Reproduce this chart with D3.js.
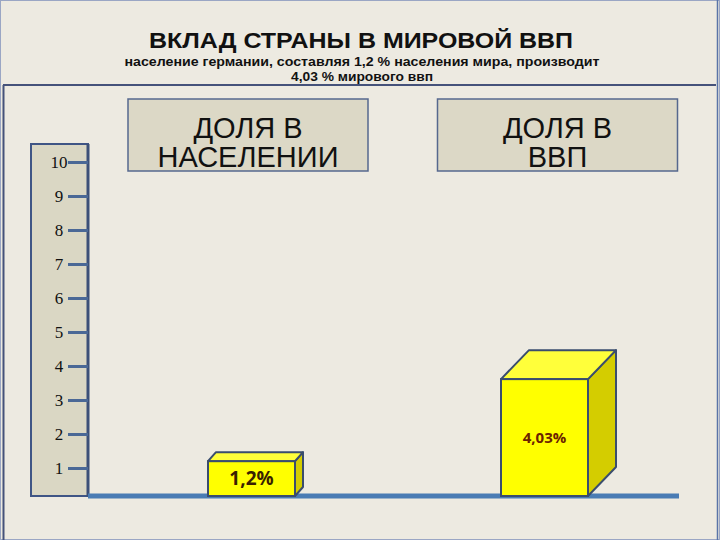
<!DOCTYPE html>
<html>
<head>
<meta charset="utf-8">
<script src="https://cdn.jsdelivr.net/npm/d3@7"></script>
<style>
  body { margin: 0; background: #edeae1; }
</style>
</head>
<body>
<div id="chart"></div>
<script>
// data
var categories = ["ДОЛЯ В НАСЕЛЕНИИ", "ДОЛЯ В ВВП"];
var categoryLines = [["ДОЛЯ В", "НАСЕЛЕНИИ"], ["ДОЛЯ В", "ВВП"]];
var values = [1.2, 4.03];
var valueLabels = ["1,2%", "4,03%"];
var tickValues = [1, 2, 3, 4, 5, 6, 7, 8, 9, 10];
var title = "ВКЛАД СТРАНЫ В МИРОВОЙ ВВП";
var subtitle = ["население германии, составляя 1,2 % населения мира,  производит", "4,03 % мирового ввп"];

// style per bar (3d depth + label colour)
var barDepth = [[8, 9], [28, 29]];
var labelColor = ["#3a1f00", "#6b2200"];
var labelSize = [19, 15];

var W = 720, H = 540;

var svg = d3.select("#chart")
  .append("svg")
    .attr("width", W)
    .attr("height", H);

svg.append("rect")
  .attr("width", W).attr("height", H)
  .attr("fill", "#edeae1");

// frame lines
svg.append("rect")
  .attr("x", 0.5).attr("y", 0.5).attr("width", W - 1).attr("height", H - 1)
  .attr("fill", "none").attr("stroke", "#9aa6c4").attr("stroke-width", 1);
svg.append("line")
  .attr("x1", 3).attr("x2", 716).attr("y1", 85).attr("y2", 85)
  .attr("stroke", "#45527a").attr("stroke-width", 2);
svg.append("line")
  .attr("x1", 3.5).attr("x2", 3.5).attr("y1", 85).attr("y2", H)
  .attr("stroke", "#45527a").attr("stroke-width", 2);
svg.append("line")
  .attr("x1", 717.5).attr("x2", 717.5).attr("y1", 0).attr("y2", H)
  .attr("stroke", "#5a74a8").attr("stroke-width", 1.5);

// titles
svg.append("text")
  .attr("x", 361).attr("y", 48)
  .attr("text-anchor", "middle")
  .attr("textLength", 424).attr("lengthAdjust", "spacingAndGlyphs")
  .style("font-family", "'Liberation Sans', Arial, sans-serif")
  .style("font-weight", "bold").style("font-size", "22px")
  .style("fill", "#111")
  .text(title);

svg.selectAll(".sub")
  .data(subtitle)
  .enter()
  .append("text")
    .attr("class", "sub")
    .attr("x", 362)
    .attr("y", function(d, i) { return 66 + i * 15; })
    .attr("text-anchor", "middle")
    .attr("textLength", function(d, i) { return i == 0 ? 475 : 142; })
    .attr("lengthAdjust", "spacingAndGlyphs")
    .style("font-family", "'Liberation Sans', Arial, sans-serif")
    .style("font-weight", "bold").style("font-size", "12px")
    .style("fill", "#111")
    .text(function(d) { return d; });

// scales
var yTick = d3.scaleLinear().domain([0, 10]).range([502, 162]);
var yBar = d3.scaleLinear().domain([0, 10]).range([496, 206]);
var xBar = d3.scalePoint().domain(categories).range([251.5, 544.5]);
var xBox = d3.scalePoint().domain(categories).range([248, 557.5]);
var barW = 87;

// ruler (y axis)
svg.append("rect")
  .attr("x", 31).attr("y", 144).attr("width", 57).attr("height", 352)
  .attr("fill", "#dad7c4")
  .attr("stroke", "#3f5585").attr("stroke-width", 2);
svg.append("line")
  .attr("x1", 88).attr("x2", 88).attr("y1", 144).attr("y2", 497)
  .attr("stroke", "#3c5078").attr("stroke-width", 3);

var axis = svg.append("g")
  .attr("transform", "translate(88,0)")
  .call(d3.axisLeft(yTick).tickValues(tickValues).tickSize(20).tickPadding(0));
axis.select(".domain").remove();
axis.selectAll(".tick line")
  .attr("stroke", "#4a6896").attr("stroke-width", 3);
axis.selectAll(".tick text")
  .attr("x", -29).attr("dy", "0.33em")
  .attr("text-anchor", "middle")
  .style("font-family", "'Liberation Serif', 'DejaVu Serif', serif")
  .style("font-size", "17px")
  .style("fill", "#111");

// baseline
svg.append("line")
  .attr("x1", 88).attr("x2", 679).attr("y1", yBar(0)).attr("y2", yBar(0))
  .attr("stroke", "#4a7cb4").attr("stroke-width", 5);

// category boxes
var boxes = svg.selectAll(".box")
  .data(categories)
  .enter()
  .append("g")
    .attr("class", "box")
    .attr("transform", function(d) { return "translate(" + xBox(d) + ",0)"; });
boxes.append("rect")
  .attr("x", -120).attr("y", 99).attr("width", 240).attr("height", 72)
  .attr("fill", "#dcd8c6")
  .attr("stroke", "#56688e").attr("stroke-width", 1.5);
boxes.append("text")
    .attr("text-anchor", "middle")
    .style("font-family", "'Liberation Sans', Arial, sans-serif")
    .style("font-size", "29px")
    .style("fill", "#111")
  .selectAll("tspan")
  .data(function(d, i) { return categoryLines[i]; })
  .enter()
  .append("tspan")
    .attr("x", 0)
    .attr("y", function(d, i) { return 138 + i * 29; })
    .text(function(d) { return d; });

// 3d bars
var bars = svg.selectAll(".bar")
  .data(values)
  .enter()
  .append("g")
    .attr("class", "bar");

bars.each(function(v, i) {
  var g = d3.select(this);
  var x0 = xBar(categories[i]) - barW / 2, x1 = x0 + barW;
  var yt = yBar(v), yb = yBar(0);
  var dx = barDepth[i][0], dy = barDepth[i][1];

  // right side
  g.append("path")
    .attr("d", d3.line()([[x1, yt], [x1 + dx, yt - dy], [x1 + dx, yb - dy], [x1, yb]]) + "Z")
    .attr("fill", "#d4cd00").attr("stroke", "#3a4d6e").attr("stroke-width", 2)
    .attr("stroke-linejoin", "round");
  // top
  g.append("path")
    .attr("d", d3.line()([[x0, yt], [x0 + dx, yt - dy], [x1 + dx, yt - dy], [x1, yt]]) + "Z")
    .attr("fill", "#ffff3a").attr("stroke", "#3a4d6e").attr("stroke-width", 2)
    .attr("stroke-linejoin", "round");
  // front
  g.append("rect")
    .attr("x", x0).attr("y", yt).attr("width", barW).attr("height", yb - yt)
    .attr("fill", "#ffff00").attr("stroke", "#3a4d6e").attr("stroke-width", 2);

  g.append("text")
    .attr("x", x0 + barW / 2)
    .attr("y", (yt + yb) / 2)
    .attr("dy", "0.36em")
    .attr("text-anchor", "middle")
    .style("font-family", "'Open Sans', 'DejaVu Sans', sans-serif")
    .style("font-weight", "bold")
    .style("font-size", labelSize[i] + "px")
    .style("fill", labelColor[i])
    .text(valueLabels[i]);
});
</script>
</body>
</html>
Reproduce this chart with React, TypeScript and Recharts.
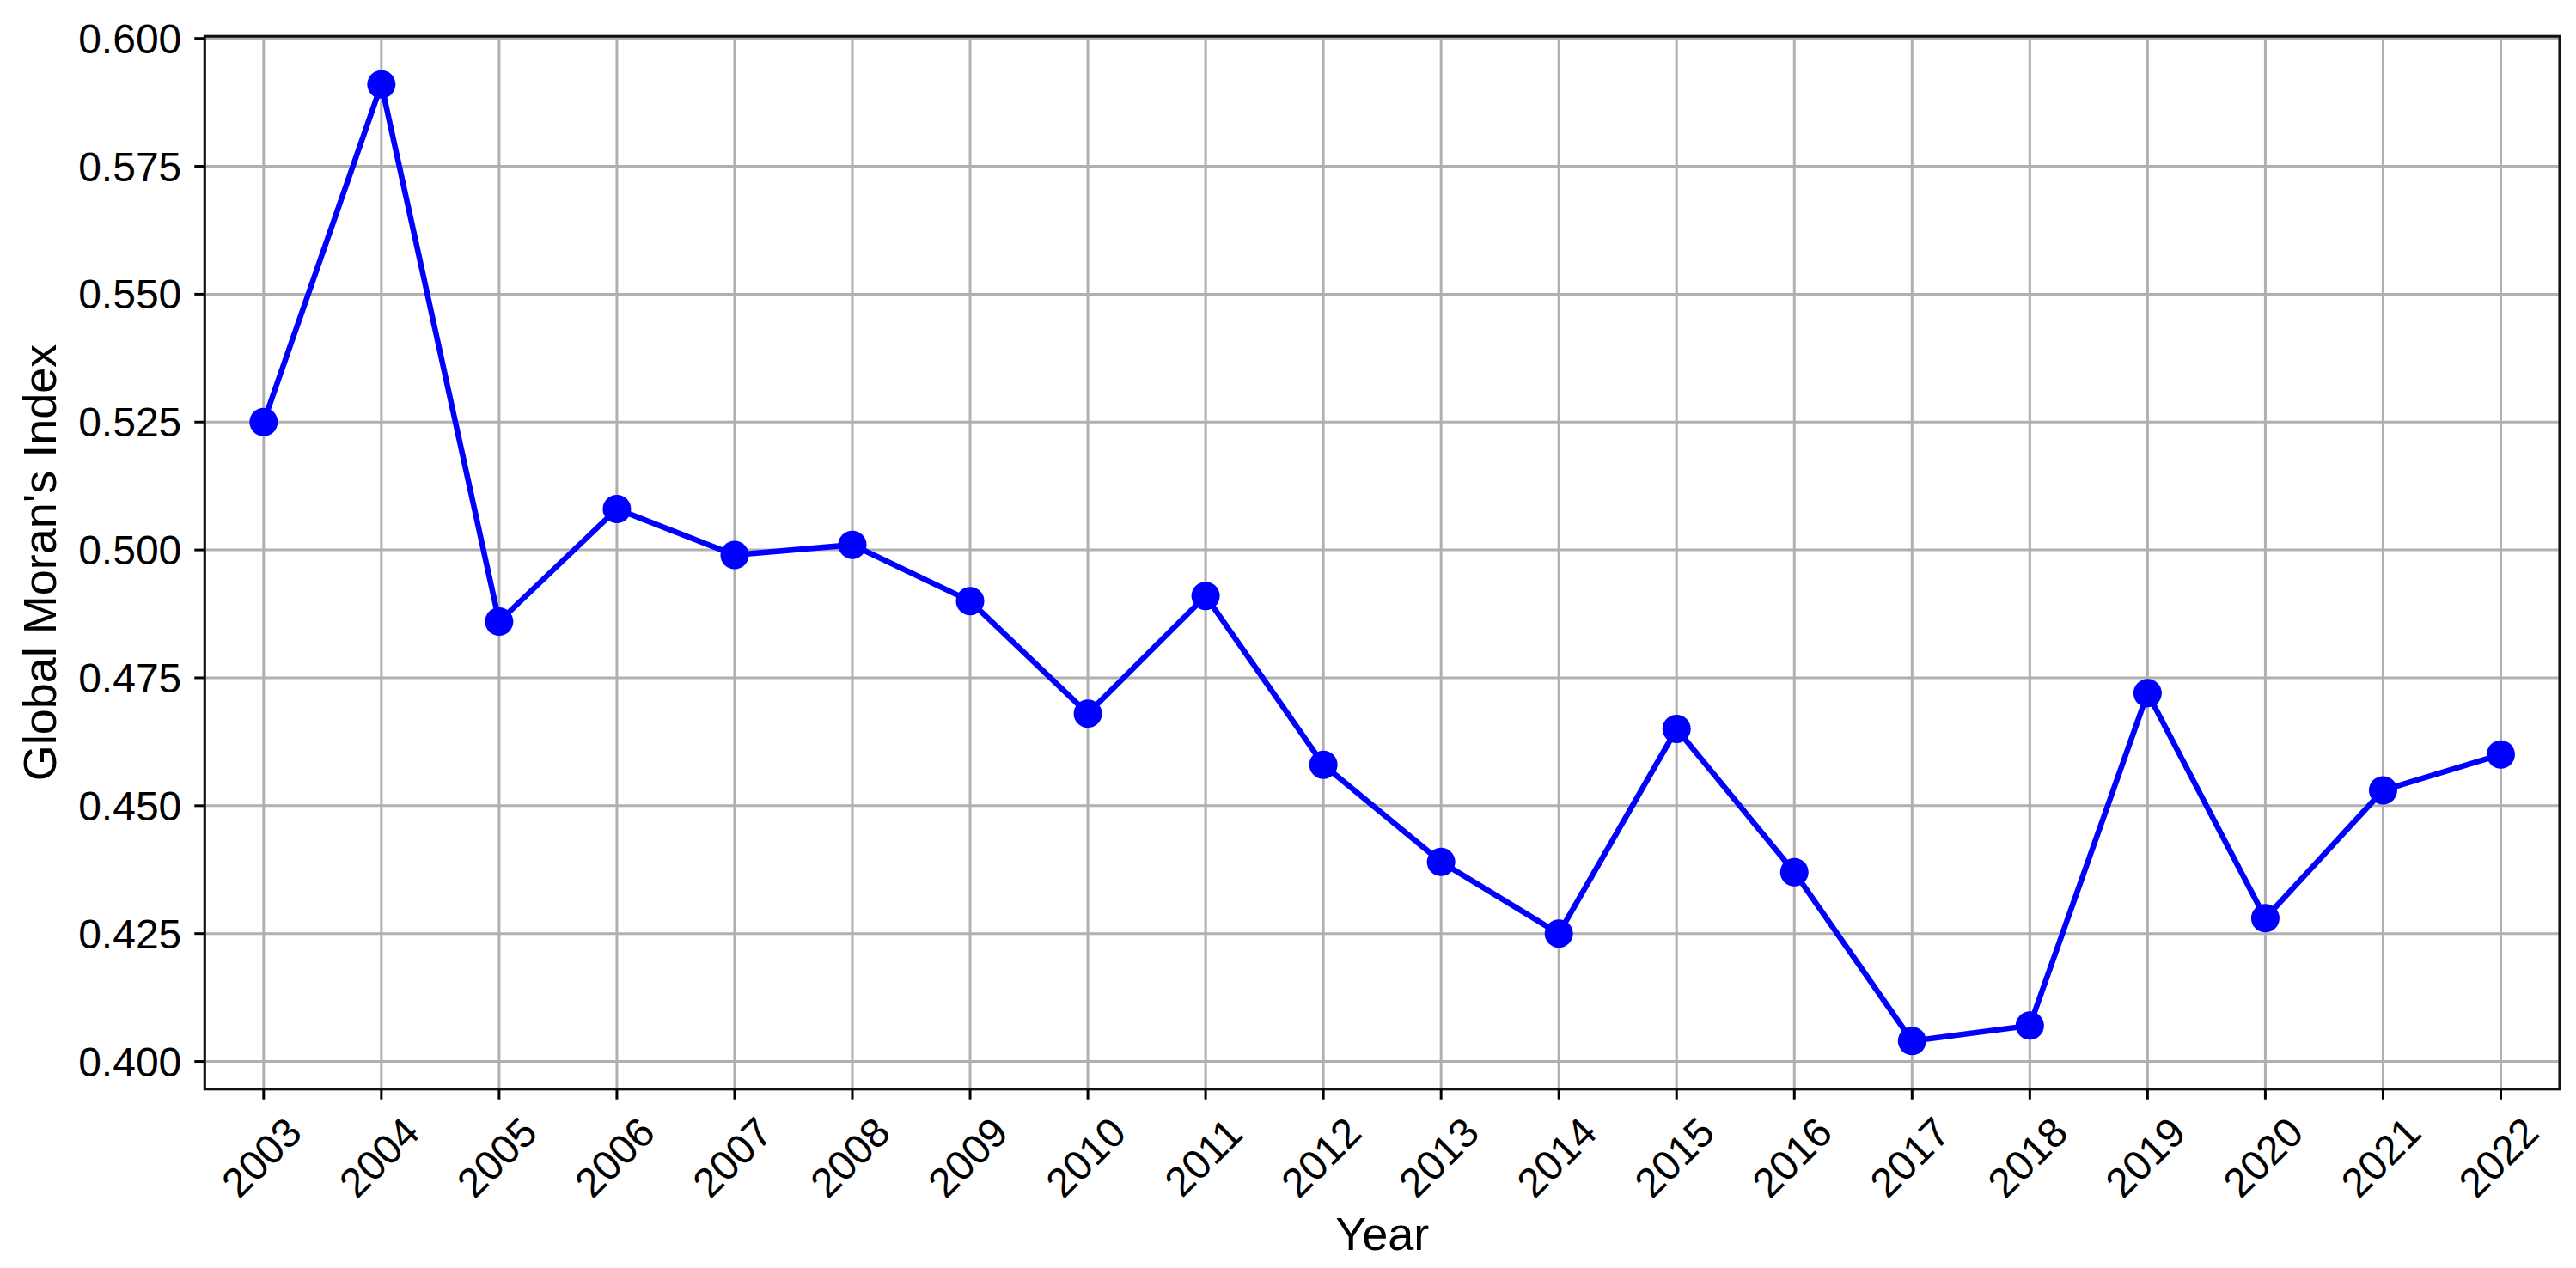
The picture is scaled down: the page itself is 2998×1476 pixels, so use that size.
import { LineChart, Line, XAxis, YAxis, CartesianGrid, ReferenceArea } from 'recharts';

const years = [
    2003, 2004, 2005, 2006, 2007, 2008, 2009, 2010, 2011, 2012,
    2013, 2014, 2015, 2016, 2017, 2018, 2019, 2020, 2021, 2022,
];
const moranIndex = [
    0.525, 0.591, 0.486, 0.508, 0.499, 0.501, 0.490, 0.468, 0.491, 0.458,
    0.439, 0.425, 0.465, 0.437, 0.404, 0.407, 0.472, 0.428, 0.453, 0.460,
];
const yTicks = [0.4, 0.425, 0.45, 0.475, 0.5, 0.525, 0.55, 0.575, 0.6];
const xDomain = [2002.5, 2022.5];
const yDomain = [0.3946, 0.6004];

const data = years.map((year, i) => ({ year, moran: moranIndex[i] }));

const FONT = "'Liberation Sans', Arial, sans-serif";

function YearTick({ x, y, payload }: any) {
    const cx = x - 3;
    const cy = y + 67;
    return (
        <text
            x={cx}
            y={cy}
            dy="0.36em"
            textAnchor="middle"
            fontSize={48}
            fontFamily={FONT}
            fill="#000"
            transform={`rotate(-45, ${cx}, ${cy})`}
        >
            {payload.value}
        </text>
    );
}

export default function App() {
    return (
        <div style={{ position: 'absolute', left: 0, top: 0, background: '#fff' }}>
            <LineChart
                width={2998}
                height={1476}
                data={data}
                margin={{ top: 42.3, right: 19, bottom: 8.3, left: 38.3 }}
            >
                <CartesianGrid stroke="#b0b0b0" strokeWidth={3} />
                <XAxis
                    type="number"
                    dataKey="year"
                    domain={xDomain}
                    ticks={years}
                    allowDataOverflow
                    height={200}
                    axisLine={false}
                    tickLine={{ stroke: '#000', strokeWidth: 3 }}
                    tickSize={12}
                    tickMargin={0}
                    tick={<YearTick />}
                    interval={0}
                    label={() => (
                        <text
                            x={1608.7}
                            y={1455}
                            textAnchor="middle"
                            fontSize={54}
                            fontFamily={FONT}
                            fill="#000"
                        >
                            Year
                        </text>
                    )}
                />
                <YAxis
                    type="number"
                    domain={yDomain}
                    ticks={yTicks}
                    allowDataOverflow
                    width={200}
                    axisLine={false}
                    tickLine={{ stroke: '#000', strokeWidth: 3 }}
                    tickSize={12}
                    tickMargin={15}
                    tickFormatter={(v: number) => v.toFixed(3)}
                    tick={{ fill: '#000', fontSize: 48, fontFamily: FONT }}
                    interval={0}
                    label={() => (
                        <text
                            x={46}
                            y={655}
                            dy="0.36em"
                            textAnchor="middle"
                            fontSize={54}
                            fontFamily={FONT}
                            fill="#000"
                            transform="rotate(-90, 46, 655)"
                        >
                            Global Moran's Index
                        </text>
                    )}
                />
                <ReferenceArea
                    x1={xDomain[0]}
                    x2={xDomain[1]}
                    y1={yDomain[0]}
                    y2={yDomain[1]}
                    fill="none"
                    stroke="#111"
                    strokeWidth={3}
                    fillOpacity={0}
                />
                <Line
                    type="linear"
                    dataKey="moran"
                    stroke="#0000ff"
                    strokeWidth={6.5}
                    dot={{ r: 16.5, fill: '#0000ff', stroke: 'none' }}
                    activeDot={false}
                    isAnimationActive={false}
                />
            </LineChart>
        </div>
    );
}
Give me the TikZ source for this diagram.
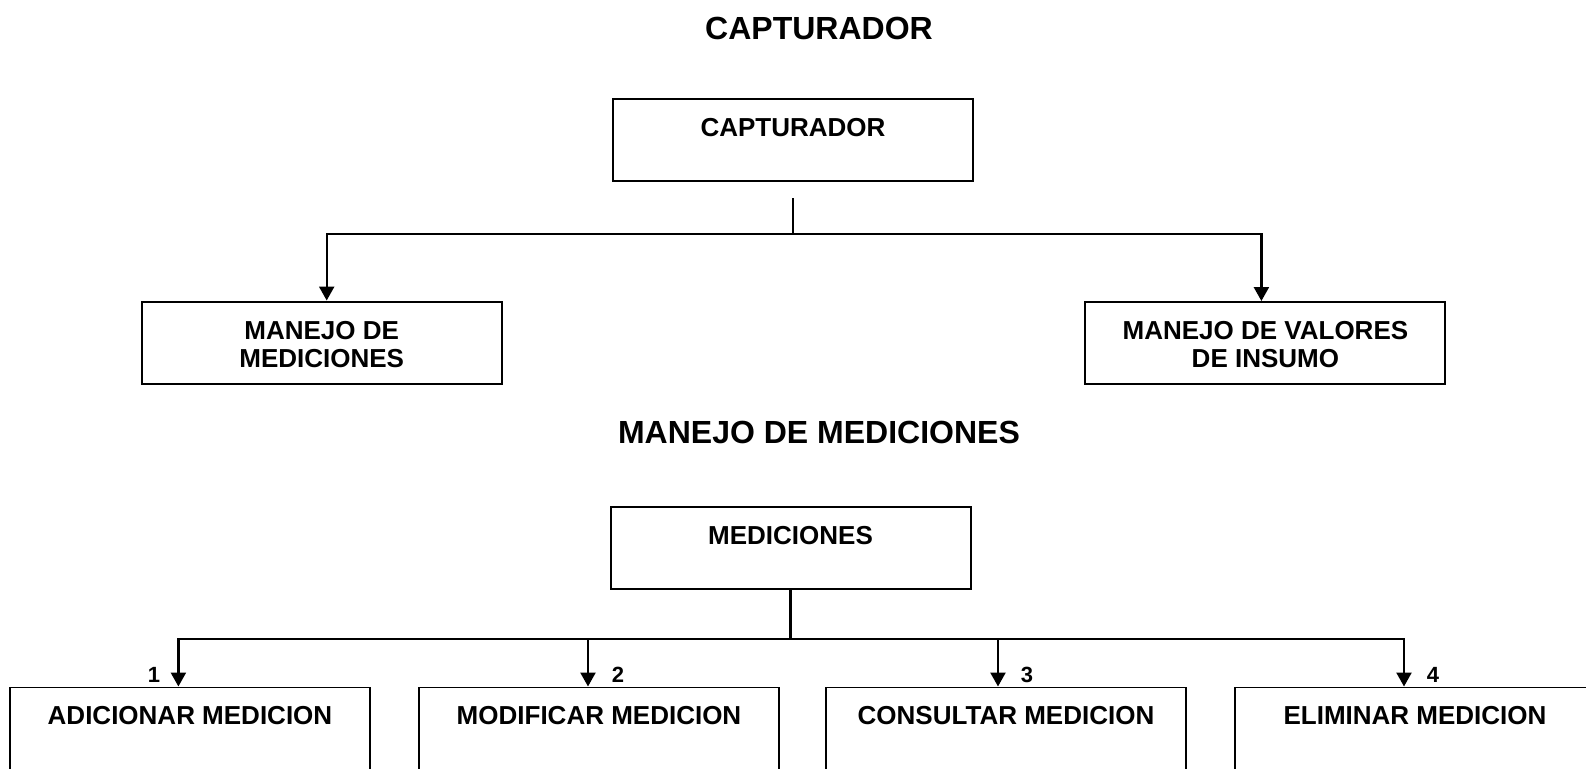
══════════════════════════════
(PROBLEM STATEMENT):
The lines from the start of the data through the line that contains "var W = 720, H = 540;" are to be returned exactly, please, with both ends included and every picture left out.

(WRITTEN SOLUTION):
Reproduce this chart with D3.js.
<!DOCTYPE html>
<html>
<head>
<meta charset="utf-8">
<script src="https://cdn.jsdelivr.net/npm/d3@7"></script>
<style>
  body { margin: 0; background: #edeae1; }
</style>
</head>
<body>
<div id="chart"></div>
<script>
// data
var categories = ["ДОЛЯ В НАСЕЛЕНИИ", "ДОЛЯ В ВВП"];
var categoryLines = [["ДОЛЯ В", "НАСЕЛЕНИИ"], ["ДОЛЯ В", "ВВП"]];
var values = [1.2, 4.03];
var valueLabels = ["1,2%", "4,03%"];
var tickValues = [1, 2, 3, 4, 5, 6, 7, 8, 9, 10];
var title = "ВКЛАД СТРАНЫ В МИРОВОЙ ВВП";
var subtitle = ["население германии, составляя 1,2 % населения мира,  производит", "4,03 % мирового ввп"];

// style per bar (3d depth + label colour)
var barDepth = [[8, 9], [28, 29]];
var labelColor = ["#3a1f00", "#6b2200"];
var labelSize = [19, 15];

var W = 720, H = 540;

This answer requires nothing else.